Suffocated by rapidly evaporating forex reserves, the Government has even implored Sri Lankan workers overseas to help, only to face a backlash from them following a remittance crackdown engineered by Ajith Nivard Cabraal, head of the Central Bank of Sri Lanka. Foreign remittances coming through the official banking channels are dropping at an alarming rate due to the artificial exchange rate. No foreign direct investment has been forthcoming, either.

The Financial Times reports that Basil Rajapaksa insisted the government could manage, but was preparing for contingencies. “I know it’s very difficult because we have to pay this year US$ 6.9b and, additional to that, we have to find money for medicine, raw material, fuel, all these things,” he said.

Governor Cabraal, on the other hand, had exuded confidence of “having enough money’’. In a CNBC interview in August last year, pressed about his claim of US$ 2.65b inflows in six months, he said that “some are swaps,’’ including from “Bangladesh Bank and the Reserve Bank of India’’, and also “about US$ 800m from the IMF from the SDR facility under new allocations’’.

“We are also having a new area that we are looking at… new inflows to the country, which is the utilisation of under-utilised assets. There are quite a number of Sri Lankan assets that we have not been able to use to generate inflows, but now we are very effectively attending to that, and I am sure that we will be able to rake in at least US$ 400m and if we are on the right track on that we probably will be able to realise about US$ 1b. So, those will be inflows that are non-debt type and I am sure that will be very helpful in making our ends meet.”

Then, in conversation with CNBC just the past week, Cabraal brushed off “risk’’.

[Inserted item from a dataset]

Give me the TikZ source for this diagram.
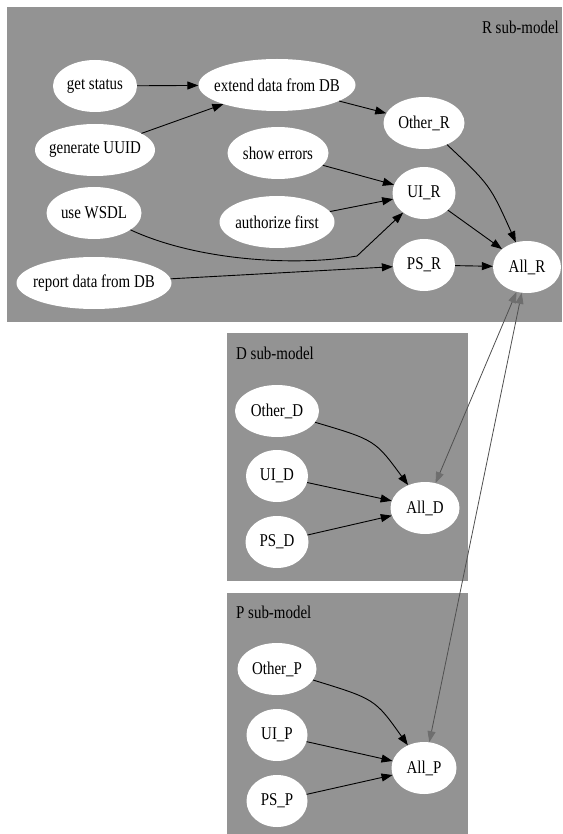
\documentclass[tikz,border=0pt]{standalone}
\usepackage{fontspec}
\setmainfont{Liberation Serif}[FakeStretch=0.83]
\usetikzlibrary{shapes.geometric,arrows.meta}
\definecolor{clgray}{HTML}{939393}
\definecolor{edgegray}{HTML}{505050}
\definecolor{tipgray}{HTML}{6E6E6E}
\newcommand\nlab[1]{\makebox[0pt]{#1}}
\begin{document}
\begin{tikzpicture}[x=1pt,y=1pt,
  nd/.style={ellipse, fill=white, inner sep=0pt, minimum height=52pt, font=\fontsize{18}{20}\selectfont},
  e/.style={draw=black, line width=0.9pt, -{Triangle[length=11pt,width=8pt]}},
  ge/.style={draw=edgegray, line width=0.8pt, {Triangle[length=11pt,width=8pt,color=tipgray]}-{Triangle[length=11pt,width=8pt,color=tipgray]}},
  cllab/.style={font=\fontsize{18}{20}\selectfont, inner sep=0pt}]
\useasboundingbox (0,0) rectangle (562,-834);
\fill[white] (0,0) rectangle (562,-834);
% clusters
\fill[clgray] (7,-7) rectangle (562,-322);
\fill[clgray] (227,-333) rectangle (468,-581);
\fill[clgray] (227,-593) rectangle (468,-834);
\node[cllab, anchor=east] (labR) at (559,-27) {R sub-model};
\node[cllab, anchor=west] (labD) at (236,-353) {D sub-model};
\node[cllab, anchor=west] (labP) at (236,-612) {P sub-model};
% R nodes
\node[nd, minimum width=84pt] (gs) at (95,-86) {\nlab{get status}};
\node[nd, minimum width=157pt] (ext) at (277,-85) {\nlab{extend data from DB}};
\node[nd, minimum width=120pt] (uuid) at (95,-150) {\nlab{generate UUID}};
\node[nd, minimum width=81pt] (oR) at (424,-123) {\nlab{Other\_R}};
\node[nd, minimum width=101pt] (se) at (278,-153) {\nlab{show errors}};
\node[nd, minimum width=63pt] (uiR) at (424,-193) {\nlab{UI\_R}};
\node[nd, minimum width=95pt] (wsdl) at (94,-213) {\nlab{use WSDL}};
\node[nd, minimum width=115pt] (auth) at (277,-222) {\nlab{authorize first}};
\node[nd, minimum width=62pt] (psR) at (424,-265) {\nlab{PS\_R}};
\node[nd, minimum width=155pt] (rep) at (94,-283) {\nlab{report data from DB}};
\node[nd, minimum width=68pt] (aR) at (527,-267) {\nlab{All\_R}};
% D nodes
\node[nd, minimum width=84pt] (oD) at (277,-411) {\nlab{Other\_D}};
\node[nd, minimum width=62pt] (uiD) at (277,-476) {\nlab{UI\_D}};
\node[nd, minimum width=63pt] (psD) at (277,-542) {\nlab{PS\_D}};
\node[nd, minimum width=69pt] (aD) at (425,-508) {\nlab{All\_D}};
% P nodes
\node[nd, minimum width=79pt] (oP) at (277,-669) {\nlab{Other\_P}};
\node[nd, minimum width=61pt] (uiP) at (277,-735) {\nlab{UI\_P}};
\node[nd, minimum width=61pt] (psP) at (277,-801) {\nlab{PS\_P}};
\node[nd, minimum width=65pt] (aP) at (424,-768) {\nlab{All\_P}};
% R edges
\draw[e] (gs) -- (ext);
\draw[e] (uuid) -- (ext);
\draw[e] (ext) -- (oR);
\draw[e] (oR) .. controls (490,-185) .. (aR);
\draw[e] (se) -- (uiR);
\draw[e] (auth) -- (uiR);
\draw[e] (wsdl) .. controls (200,-262) and (300,-266) .. (357,-256) -- (uiR);
\draw[e] (rep) -- (psR);
\draw[e] (uiR) -- (aR);
\draw[e] (psR) -- (aR);
% D edges
\draw[e] (oD) .. controls (375,-440) .. (aD);
\draw[e] (uiD) -- (aD);
\draw[e] (psD) -- (aD);
% P edges
\draw[e] (oP) .. controls (375,-699) .. (aP);
\draw[e] (uiP) -- (aP);
\draw[e] (psP) -- (aP);
% inter-cluster edges
\draw[ge] (aR) -- (aD);
\draw[ge] (aR) -- (aP);
\end{tikzpicture}
\end{document}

“Out of the US$ 6.9b, most are Sri Lankan-based loans, which we already have negotiated for rollover, as well as certain multilateral debts, which are also being funded with new receipts that are coming in. So, we don’t really see too much of a risk there. The only area that we do see some kind of risk as well as concern, is the ISBs out of which we need to pay US$ 1.5b back this year, and we have already paid back US$ 500m, and we have one more [USD] billion to be paid. Now, the overall situation is like this … we have approximately a further US$ 12.5b of debt in ISBs to be paid over the next seven years, and in that context, we have already made arrangements to pay back the next loan and we are funding that with alternative sources and our strategy has been, since it is difficult to go to the market at this stage, we have found alternative sources of new financing, which has assisted to repay the debt of the ISB, which means that in the last two and a half years, we have reduced our ISBs by 17% and by July we would reduce it by 23%.”

He added: “If you don’t have the ability to go to the markets right now, and the prices are high and there is a dearth of funds out there then you got to find alternative sources, which is actually a kind of new change in the mix of our debt, which is quite sustainable. By then the economy would have grown.”

The World Bank Group recently predicted a sharp contraction of Sri Lanka’s economic output in 2022. Real GDP growth will drop from an estimated 3.3% in 2021 to 2.1% in 2022. Cabraal bets that “about 5.5% growth is possible for this year.’’ CBSL said on January 20, it “expects about 4% growth’’ in 2021.

The trade deficit has further ballooned to US$ 7.1b from US$ 5.4b year-on-year in the 11 months to November, 2021. Remittances from Sri Lankans overseas slumped to US$ 4.89b from January to October, from US$ 5.68b in the same period in 2020. But, CBSL “estimates’’ US$ 5.5b remittances.

Earnings from apparel shipments last year were a mere US$ 2.5b net, when import costs of inputs are deducted.